--- BEGIN EXTRACTED DATA ---

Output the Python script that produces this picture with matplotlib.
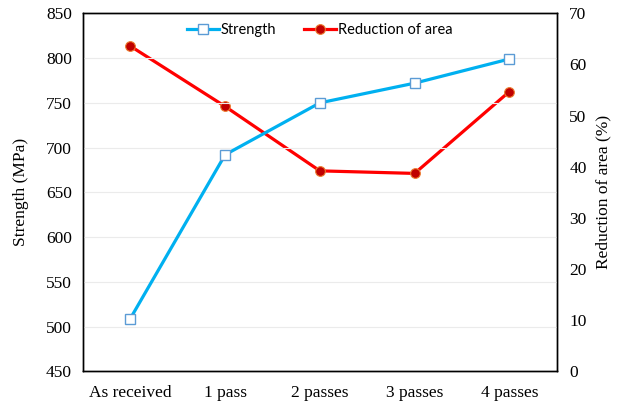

--- END EXTRACTED DATA ---
--- BEGIN EXTRACTED DATA ---

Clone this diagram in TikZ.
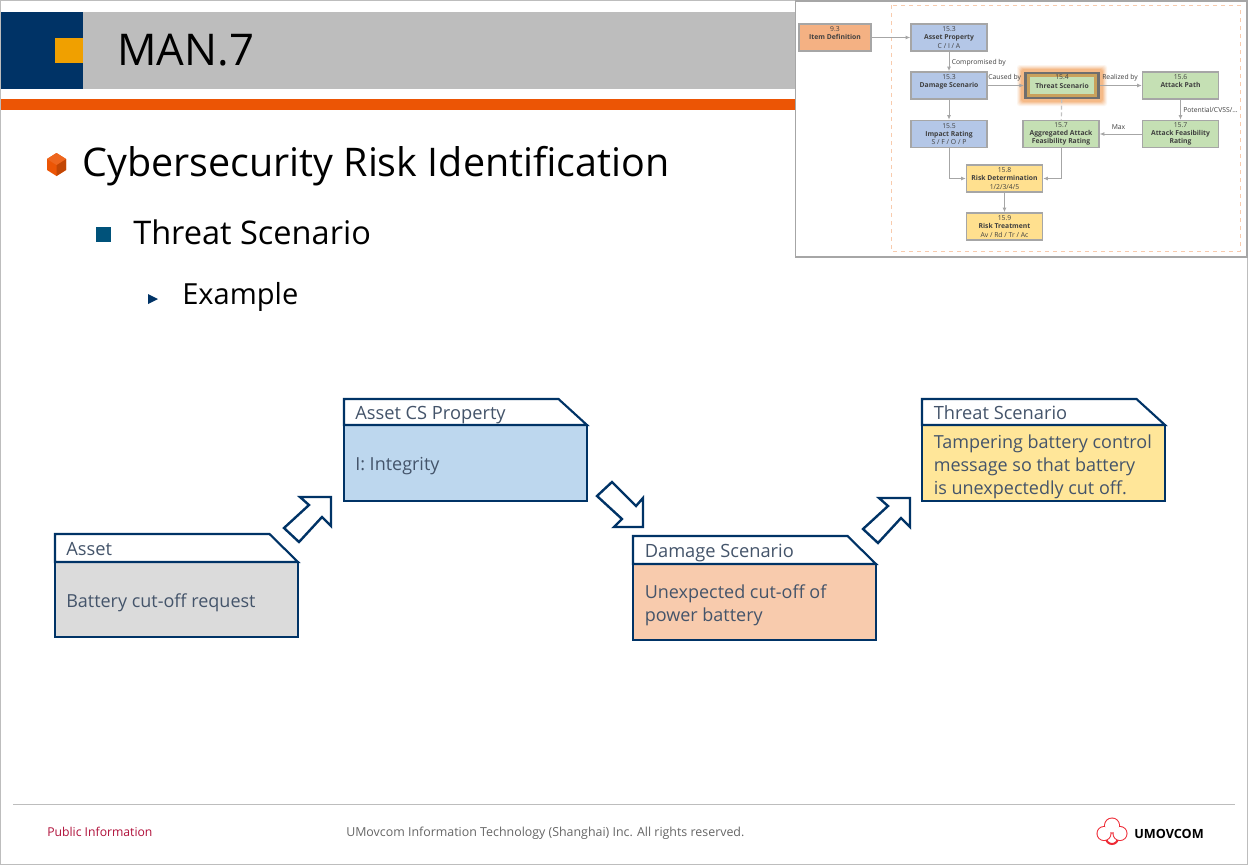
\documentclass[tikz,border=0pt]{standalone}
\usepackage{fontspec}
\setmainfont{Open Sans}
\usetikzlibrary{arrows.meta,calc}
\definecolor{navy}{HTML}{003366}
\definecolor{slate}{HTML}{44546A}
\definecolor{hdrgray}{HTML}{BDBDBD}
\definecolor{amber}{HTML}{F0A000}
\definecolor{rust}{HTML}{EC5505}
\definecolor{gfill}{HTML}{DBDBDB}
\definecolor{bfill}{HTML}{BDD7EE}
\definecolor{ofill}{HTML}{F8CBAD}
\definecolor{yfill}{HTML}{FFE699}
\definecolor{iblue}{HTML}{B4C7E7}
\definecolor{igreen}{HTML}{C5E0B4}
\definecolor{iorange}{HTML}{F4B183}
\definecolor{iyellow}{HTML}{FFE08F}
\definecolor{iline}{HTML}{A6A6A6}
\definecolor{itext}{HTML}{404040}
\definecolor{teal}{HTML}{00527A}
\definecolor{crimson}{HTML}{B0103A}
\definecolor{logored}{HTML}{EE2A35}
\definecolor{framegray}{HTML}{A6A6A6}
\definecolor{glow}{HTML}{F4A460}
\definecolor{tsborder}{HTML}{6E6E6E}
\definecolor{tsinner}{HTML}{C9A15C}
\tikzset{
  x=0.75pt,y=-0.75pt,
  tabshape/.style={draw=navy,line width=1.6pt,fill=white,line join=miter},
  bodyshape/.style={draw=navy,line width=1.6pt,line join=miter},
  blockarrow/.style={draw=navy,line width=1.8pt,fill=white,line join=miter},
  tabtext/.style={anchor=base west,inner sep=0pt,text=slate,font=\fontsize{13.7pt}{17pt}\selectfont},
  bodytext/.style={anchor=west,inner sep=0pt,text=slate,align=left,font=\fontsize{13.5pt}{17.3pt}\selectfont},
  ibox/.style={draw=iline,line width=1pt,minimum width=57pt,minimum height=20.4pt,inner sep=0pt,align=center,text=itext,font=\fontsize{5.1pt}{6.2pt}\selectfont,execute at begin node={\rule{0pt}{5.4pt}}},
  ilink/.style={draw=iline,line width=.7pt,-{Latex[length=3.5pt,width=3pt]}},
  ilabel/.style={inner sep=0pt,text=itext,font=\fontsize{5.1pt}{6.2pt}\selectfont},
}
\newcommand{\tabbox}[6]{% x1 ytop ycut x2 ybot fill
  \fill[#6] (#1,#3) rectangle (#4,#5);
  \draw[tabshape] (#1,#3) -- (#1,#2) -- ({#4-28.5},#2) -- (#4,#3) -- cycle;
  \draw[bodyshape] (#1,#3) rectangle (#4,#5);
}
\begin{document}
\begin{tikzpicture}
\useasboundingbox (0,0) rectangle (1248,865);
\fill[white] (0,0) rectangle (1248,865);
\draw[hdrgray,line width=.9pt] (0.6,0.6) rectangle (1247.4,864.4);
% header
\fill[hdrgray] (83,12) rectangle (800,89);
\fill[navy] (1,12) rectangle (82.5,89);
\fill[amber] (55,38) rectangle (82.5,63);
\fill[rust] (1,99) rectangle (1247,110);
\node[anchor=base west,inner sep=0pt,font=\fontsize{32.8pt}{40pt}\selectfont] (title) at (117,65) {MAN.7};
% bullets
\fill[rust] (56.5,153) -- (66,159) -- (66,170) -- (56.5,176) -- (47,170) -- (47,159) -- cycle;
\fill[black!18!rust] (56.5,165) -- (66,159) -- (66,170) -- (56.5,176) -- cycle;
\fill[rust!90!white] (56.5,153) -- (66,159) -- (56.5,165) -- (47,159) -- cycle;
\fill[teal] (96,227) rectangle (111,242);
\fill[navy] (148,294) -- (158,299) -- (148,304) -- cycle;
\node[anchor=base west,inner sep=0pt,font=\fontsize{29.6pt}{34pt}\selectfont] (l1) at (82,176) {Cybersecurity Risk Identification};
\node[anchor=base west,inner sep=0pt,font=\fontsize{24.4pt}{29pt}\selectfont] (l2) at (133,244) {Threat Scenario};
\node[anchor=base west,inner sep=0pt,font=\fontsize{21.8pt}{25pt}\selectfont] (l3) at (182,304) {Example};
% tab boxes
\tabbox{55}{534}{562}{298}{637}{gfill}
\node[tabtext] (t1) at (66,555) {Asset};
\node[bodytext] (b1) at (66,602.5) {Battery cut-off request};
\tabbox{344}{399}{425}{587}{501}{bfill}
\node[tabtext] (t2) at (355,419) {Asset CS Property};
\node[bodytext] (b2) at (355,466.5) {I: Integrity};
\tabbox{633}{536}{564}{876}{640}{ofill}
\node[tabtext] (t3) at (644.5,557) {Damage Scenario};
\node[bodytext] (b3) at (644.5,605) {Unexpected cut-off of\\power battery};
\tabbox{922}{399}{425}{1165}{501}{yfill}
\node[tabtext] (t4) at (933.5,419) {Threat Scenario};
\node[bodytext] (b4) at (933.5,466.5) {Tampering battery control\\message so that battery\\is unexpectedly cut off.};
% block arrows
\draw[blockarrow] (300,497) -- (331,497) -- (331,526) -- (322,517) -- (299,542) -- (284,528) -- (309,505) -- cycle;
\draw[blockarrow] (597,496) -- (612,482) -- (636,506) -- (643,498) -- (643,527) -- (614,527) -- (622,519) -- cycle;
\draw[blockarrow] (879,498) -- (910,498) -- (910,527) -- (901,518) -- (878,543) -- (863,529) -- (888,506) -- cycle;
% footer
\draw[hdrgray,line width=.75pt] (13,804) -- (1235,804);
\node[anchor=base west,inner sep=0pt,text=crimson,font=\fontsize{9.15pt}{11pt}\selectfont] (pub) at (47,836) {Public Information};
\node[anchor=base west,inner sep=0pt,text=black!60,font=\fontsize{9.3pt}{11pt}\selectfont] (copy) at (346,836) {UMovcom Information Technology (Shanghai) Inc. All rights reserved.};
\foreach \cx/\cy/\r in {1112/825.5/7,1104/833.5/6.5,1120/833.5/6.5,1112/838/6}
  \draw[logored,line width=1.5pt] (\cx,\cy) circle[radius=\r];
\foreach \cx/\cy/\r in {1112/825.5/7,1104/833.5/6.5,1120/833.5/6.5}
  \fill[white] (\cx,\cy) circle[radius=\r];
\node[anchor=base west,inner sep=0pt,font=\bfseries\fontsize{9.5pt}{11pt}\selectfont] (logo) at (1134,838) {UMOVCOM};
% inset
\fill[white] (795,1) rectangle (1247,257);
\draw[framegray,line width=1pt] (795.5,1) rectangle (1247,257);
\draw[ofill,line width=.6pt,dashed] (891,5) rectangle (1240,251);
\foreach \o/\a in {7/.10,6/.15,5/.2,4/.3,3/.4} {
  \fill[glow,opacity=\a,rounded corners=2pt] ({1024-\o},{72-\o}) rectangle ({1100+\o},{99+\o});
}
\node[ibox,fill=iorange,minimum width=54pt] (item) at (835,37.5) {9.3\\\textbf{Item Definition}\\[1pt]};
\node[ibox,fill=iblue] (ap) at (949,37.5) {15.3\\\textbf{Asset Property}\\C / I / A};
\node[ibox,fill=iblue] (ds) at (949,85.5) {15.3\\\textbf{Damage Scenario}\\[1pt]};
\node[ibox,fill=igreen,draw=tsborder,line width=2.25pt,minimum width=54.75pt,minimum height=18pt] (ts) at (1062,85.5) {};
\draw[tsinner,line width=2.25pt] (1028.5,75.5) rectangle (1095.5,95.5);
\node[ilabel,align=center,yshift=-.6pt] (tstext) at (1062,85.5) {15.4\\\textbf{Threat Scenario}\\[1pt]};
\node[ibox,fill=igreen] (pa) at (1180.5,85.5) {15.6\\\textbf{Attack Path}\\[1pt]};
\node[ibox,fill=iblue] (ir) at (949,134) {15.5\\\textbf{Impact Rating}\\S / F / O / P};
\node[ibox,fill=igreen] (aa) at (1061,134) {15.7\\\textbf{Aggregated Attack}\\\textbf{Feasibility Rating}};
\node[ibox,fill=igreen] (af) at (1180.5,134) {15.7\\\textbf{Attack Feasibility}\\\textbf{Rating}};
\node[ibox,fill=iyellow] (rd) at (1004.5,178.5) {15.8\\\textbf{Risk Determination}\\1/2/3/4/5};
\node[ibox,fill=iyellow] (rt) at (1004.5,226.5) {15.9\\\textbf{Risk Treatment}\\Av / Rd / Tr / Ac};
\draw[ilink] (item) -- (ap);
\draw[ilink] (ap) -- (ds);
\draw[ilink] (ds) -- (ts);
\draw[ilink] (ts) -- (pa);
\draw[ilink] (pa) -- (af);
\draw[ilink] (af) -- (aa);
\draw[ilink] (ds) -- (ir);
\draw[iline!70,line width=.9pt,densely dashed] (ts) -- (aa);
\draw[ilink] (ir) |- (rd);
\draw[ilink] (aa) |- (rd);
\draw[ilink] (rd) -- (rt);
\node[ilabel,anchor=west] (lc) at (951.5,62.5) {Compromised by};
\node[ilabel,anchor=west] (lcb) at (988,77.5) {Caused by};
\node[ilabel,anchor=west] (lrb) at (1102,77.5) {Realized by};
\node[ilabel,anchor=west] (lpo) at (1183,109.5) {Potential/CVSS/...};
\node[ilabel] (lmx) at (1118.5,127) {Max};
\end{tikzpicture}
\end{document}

--- END EXTRACTED DATA ---

* TASK REQUIREMENTS *
Count every line in the preceding entries where the string "that" appears, then state only the total.

* ANSWER TO THIS PROBLEM *
2